The storage device 430 is capable of providing mass storage for the controller 400. In one implementation, the storage device 430 is a computer-readable medium. In various different implementations, the storage device 430 may be a floppy disk device, a hard disk device, an optical disk device, a tape device, flash memory, a solid state device (SSD), or a combination thereof.

The input/output device 440 provides input/output operations for the controller 400. In one implementation, the input/output device 440 includes a keyboard and/or pointing device. In another implementation, the input/output device 440 includes a display unit for displaying graphical user interfaces.

The features described can be implemented in digital electronic circuitry, or in computer hardware, firmware, software, or in combinations of them. The apparatus can be implemented in a computer program product tangibly embodied in an information carrier, for example, in a machine-readable storage device for execution by a programmable processor; and method steps can be performed by a programmable processor executing a program of instructions to perform functions of the described implementations by operating on input data and generating output. The described features can be implemented advantageously in one or more computer programs that are executable on a programmable system including at least one programmable processor coupled to receive data and instructions from, and to transmit data and instructions to, a data storage system, at least one input device, and at least one output device. A computer program is a set of instructions that can be used, directly or indirectly, in a computer to perform a certain activity or bring about a certain result. A computer program can be written in any form of programming language, including compiled or interpreted languages, and it can be deployed in any form, including as a stand-alone program or as a module, component, subroutine, or other unit suitable for use in a computing environment.

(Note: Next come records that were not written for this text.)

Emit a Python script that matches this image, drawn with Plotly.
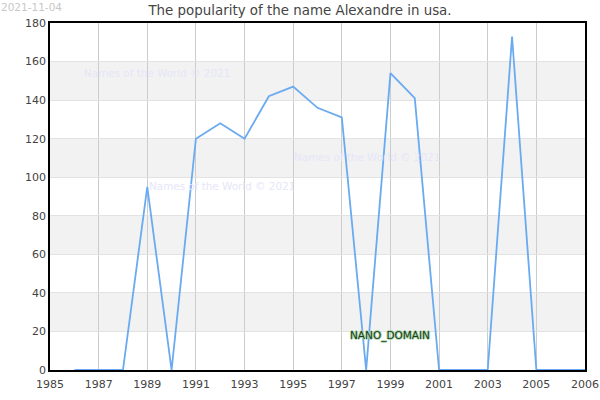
import plotly.graph_objects as go

# Popularity of the name Alexandre in usa
years = list(range(1986, 2008))
counts = [0, 0, 0, 95, 0, 120, 128, 120, 142, 147, 136, 131,
          0, 154, 141, 0, 0, 0, 173, 0, 0, 0]

x_tickvals = [1985, 1987, 1989, 1991, 1993, 1995, 1997, 1999, 2001, 2003, 2005, 2007]
x_ticktext = ['1985', '1987', '1989', '1991', '1993', '1995', '1997', '1999', '2001', '2003', '2005', '2006']
y_tickvals = [0, 20, 40, 60, 80, 100, 120, 140, 160, 180]

fig = go.Figure()
fig.add_trace(go.Scatter(x=years, y=counts, mode='lines',
                         line=dict(color='#6aaaf0', width=1.8), hoverinfo='x+y'))

# grey bands every other 20 units
shapes = []
for lo, hi in zip(y_tickvals[1::2], y_tickvals[2::2]):
    shapes.append(dict(type='rect', xref='paper', yref='y', x0=0, x1=1, y0=lo, y1=hi,
                       fillcolor='#f2f2f2', line_width=0, layer='below'))

wm = dict(text='Names of the World © 2021', showarrow=False, xref='paper', yref='paper',
          xanchor='left', yanchor='middle', font=dict(family='DejaVu Sans', size=10.4, color='#e6e6f8'))
annotations = [
    dict(wm, x=0.06, y=0.857),
    dict(wm, x=0.452, y=0.615),
    dict(wm, x=0.182, y=0.529),
    dict(text='2021-11-04', showarrow=False, x=-0.095, y=1.068, xref='paper', yref='paper',
         xanchor='left', yanchor='top', font=dict(family='DejaVu Sans', size=10.5, color='#c8c8c8')),
    dict(text='NANO_DOMAIN', showarrow=False, x=0.557, y=0.1, xref='paper', yref='paper',
         xanchor='left', yanchor='middle',
         font=dict(family='DejaVu Sans', size=10.5, color='#1e3a22',
                   shadow='1px 0 0 #a8d8a8, -1px 0 0 #a8d8a8, 0 1px 0 #a8d8a8, 0 -1px 0 #a8d8a8')),
]

fig.update_layout(
    width=600, height=400,
    margin=dict(l=50, r=15, t=23, b=30),
    plot_bgcolor='white', paper_bgcolor='white',
    showlegend=False,
    title=dict(text='The popularity of the name Alexandre in usa.', x=0.5, xanchor='center',
               y=0.975, yanchor='middle', font=dict(family='DejaVu Sans', size=13.4, color='#444')),
    font=dict(family='DejaVu Sans', size=11, color='#444'),
    shapes=shapes,
    annotations=annotations,
    xaxis=dict(range=[1985, 2007], tickvals=x_tickvals, ticktext=x_ticktext,
               showgrid=True, gridcolor='#cccccc', gridwidth=1, zeroline=False,
               showline=True, linecolor='black', linewidth=1.5, mirror=True, automargin=False,
               ticks='', ticklabelstandoff=3, tickfont=dict(size=11, color='#444')),
    yaxis=dict(range=[0, 180], tickvals=y_tickvals,
               showgrid=True, gridcolor='#e2e2e2', gridwidth=1, zeroline=False,
               showline=True, linecolor='black', linewidth=1.5, mirror=True, automargin=False,
               ticks='', tickfont=dict(size=11, color='#444')),
)

# drop the default page margin so the figure sits at the window's corner
fig.write_html("out.html", config={'displayModeBar': False},
               post_script="document.body.style.margin='0';")
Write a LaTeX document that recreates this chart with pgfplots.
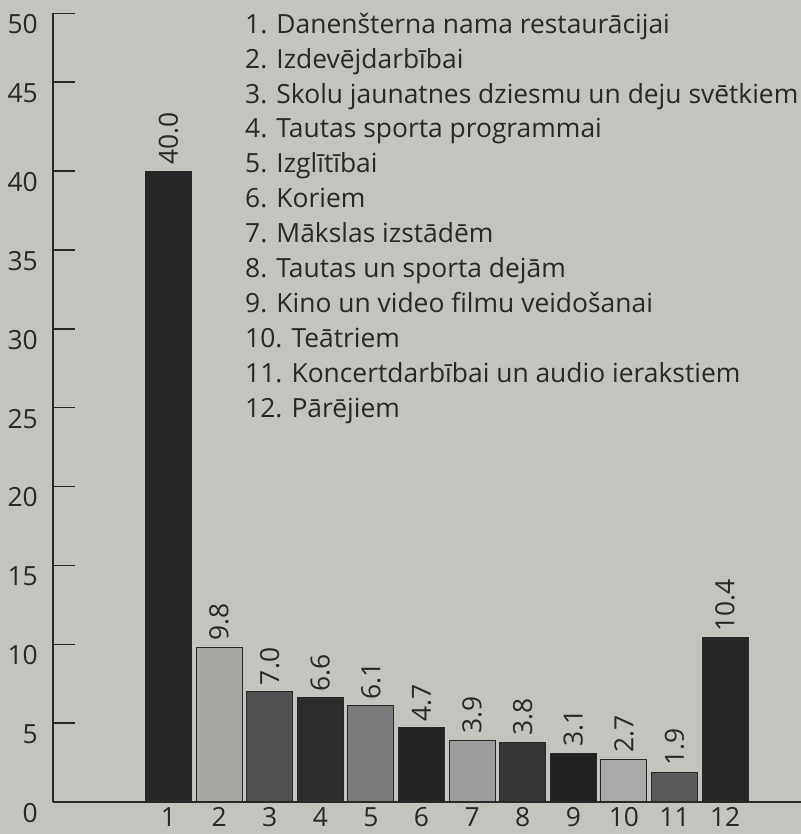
\documentclass[border=0pt]{standalone}
\usepackage{fontspec}
\setmainfont{Open Sans}
\usepackage{pgfplots}
\pgfplotsset{compat=1.18}
\definecolor{bgc}{RGB}{194,197,189}
\definecolor{txt}{RGB}{40,40,40}
\definecolor{c1}{RGB}{38,38,38}
\definecolor{c2}{RGB}{166,168,164}
\definecolor{c3}{RGB}{80,80,80}
\definecolor{c4}{RGB}{45,45,45}
\definecolor{c5}{RGB}{124,124,124}
\definecolor{c6}{RGB}{35,35,35}
\definecolor{c7}{RGB}{157,157,157}
\definecolor{c8}{RGB}{53,53,53}
\definecolor{c9}{RGB}{34,34,34}
\definecolor{c10}{RGB}{170,171,168}
\definecolor{c11}{RGB}{90,90,90}
\definecolor{c12}{RGB}{38,38,38}
\newcommand{\lbl}{\fontsize{26.5}{31}\selectfont}
\begin{document}
\begin{tikzpicture}
\useasboundingbox[fill=bgc] (-53bp,-32bp) rectangle (748bp,802bp);
\begin{axis}[
 scale only axis, width=748bp, height=788.7bp,
 xmin=-1.283, xmax=13.5, ymin=0, ymax=50,
 axis lines=left, axis line style={-, draw=txt},
 x axis line style={line width=2.5bp},
 y axis line style={line width=1.8bp},
 xtick={1,2,3,4,5,6,7,8,9,10,11,12}, xtick style={draw=none},
 xticklabels={1,2,3,4,5,6,7,8,9,10,11,12},
 ytick={0,5,10,15,20,25,30,35,40,45.65,50},
 yticklabels={0,5,10,15,20,25,30,35,40,45,50},
 tick align=inside, major tick length=22bp,
 ytick style={line width=1.5bp, draw=txt},
 yticklabel style={anchor=east, inner sep=0pt, xshift=-15bp, yshift=-11bp, font=\lbl, text=txt},
 xticklabel style={anchor=north, inner sep=0pt, text depth=0pt, yshift=-5bp, font=\lbl, text=txt},
 /pgf/number format/assume math mode=true,
 every axis plot/.append style={ybar, bar width=46bp, bar shift=0pt, draw=txt, line width=1bp},
 nodes near coords={\pgfmathprintnumber[fixed,fixed zerofill,precision=1,assume math mode=true]{\pgfplotspointmeta}},
 every node near coord/.append style={rotate=90, anchor=west, inner xsep=6bp, inner ysep=0pt, font=\lbl, text=txt},
 clip=false,
]
\addplot[fill=c1] coordinates {(1,40.0)};
\addplot[fill=c2] coordinates {(2,9.8)};
\addplot[fill=c3] coordinates {(3,7.0)};
\addplot[fill=c4] coordinates {(4,6.6)};
\addplot[fill=c5] coordinates {(5,6.1)};
\addplot[fill=c6] coordinates {(6,4.7)};
\addplot[fill=c7] coordinates {(7,3.9)};
\addplot[fill=c8] coordinates {(8,3.8)};
\addplot[fill=c9] coordinates {(9,3.1)};
\addplot[fill=c10] coordinates {(10,2.7)};
\addplot[fill=c11] coordinates {(11,1.9)};
\addplot[fill=c12] coordinates {(12,10.4)};
\end{axis}
\foreach \t [count=\i] in {
 1. Danenšterna nama restaurācijai,
 2. Izdevējdarbībai,
 3. Skolu jaunatnes dziesmu un deju svētkiem,
 4. Tautas sporta programmai,
 5. Izglītībai,
 6. Koriem,
 7. Mākslas izstādēm,
 8. Tautas un sporta dejām,
 9. Kino un video filmu veidošanai,
 10. Teātriem,
 11. Koncertdarbībai un audio ierakstiem,
 12. Pārējiem}
 \node[anchor=base west, inner sep=0pt, font=\lbl, text=txt] at (192bp, {768.7bp-(\i-1)*34.9bp}) {\t};
\end{tikzpicture}
\end{document}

Suitable processors for the execution of a program of instructions include, by way of example, both general and special purpose microprocessors, and the sole processor or one of multiple processors of any kind of computer. Generally, a processor will receive instructions and data from a read-only memory or a random access memory' or both. The essential elements of a computer are a processor for executing instructions and one or more memories for storing instructions and data. Generally, a computer will also include, or be operatively coupled to communicate with, one or more mass storage devices for storing data files; such devices include magnetic disks, such as internal hard disks and removable disks; magneto-optical disks; and optical disks. Storage devices suitable for tangibly embodying computer program instructions and data include all forms of non-volatile memory, including by way of example semiconductor memory devices, such as EPROM, EEPROM, solid state drives (SSDs), and flash memory devices; magnetic disks such as internal hard disks and removable disks: magneto-optical disks; and CD-ROM and DVD-ROM disks. The processor and the memory can be supplemented by, or incorporated in, ASICs (application-specific integrated circuits).

To provide for interaction with a user, the features can be implemented on a computer having a display device such as a CRT (cathode ray tube) or LCD (liquid crystal display) or LED (light-emitting diode) monitor for displaying information to the user and a keyboard and a pointing device such as a mouse or a trackball by which the user can provide input to the computer. Additionally, such activities can be implemented via touchscreen flat-panel displays and other appropriate mechanisms.

The features can be implemented in a control system that includes a back- end component, such as a data server, or that includes a middleware component, such as an application server or an Internet server, or that includes a front-end component, such as a client computer having a graphical user interface or an Internet browser, or any combination of them. The components of the system can be connected by any form or medium of digital data communication such as a communication network. Examples of communication networks include a local area network (“LAN”), a wide area network (“WAN”), peer-to-peer networks (having ad-hoc or static members), grid computing infrastructures, and the Internet.

While this specification contains many specific implementation details, these should not be construed as limitations on the scope of any inventions or of what may be claimed, but rather as descriptions of features specific to particular implementations of particular inventions. Certain features that are described in this specification in the context of separate implementations can also be implemented in combination in a single implementation. Conversely, various features that are described in the context of a single implementation can also be implemented in multiple implementations separately or in any suitable subcombination. Moreover, although features may be described above as acting in certain combinations and even initially claimed as such, one or more features from a claimed combination can in some cases be excised from the combination, and the claimed combination may be directed to a subcombination or variation of a subcombination. Similarly, while operations are depicted in the drawings in a particular order, this should not be understood as requiring that such operations be performed in the particular order shown or in sequential order, or that all illustrated operations be performed, to achieve desirable results. In certain circumstances, multitasking and parallel processing may be advantageous. Moreover, the separation of various system components in the implementations described above should not be understood as requiring such separation in all implementations, and it should be understood that the described program components and systems can generally be integrated together in a single software product or packaged into multiple software products. A number of implementations have been described. Nevertheless, it will be understood that various modifications may be made without departing from the spirit and scope of the disclosure. For example, example operations, methods, or processes described herein may include more steps or fewer steps than those described. Further, the steps in such example operations, methods, or processes may be performed in different successions than that described or illustrated in the figures. Accordingly, other implementations are within the scope of the following claims.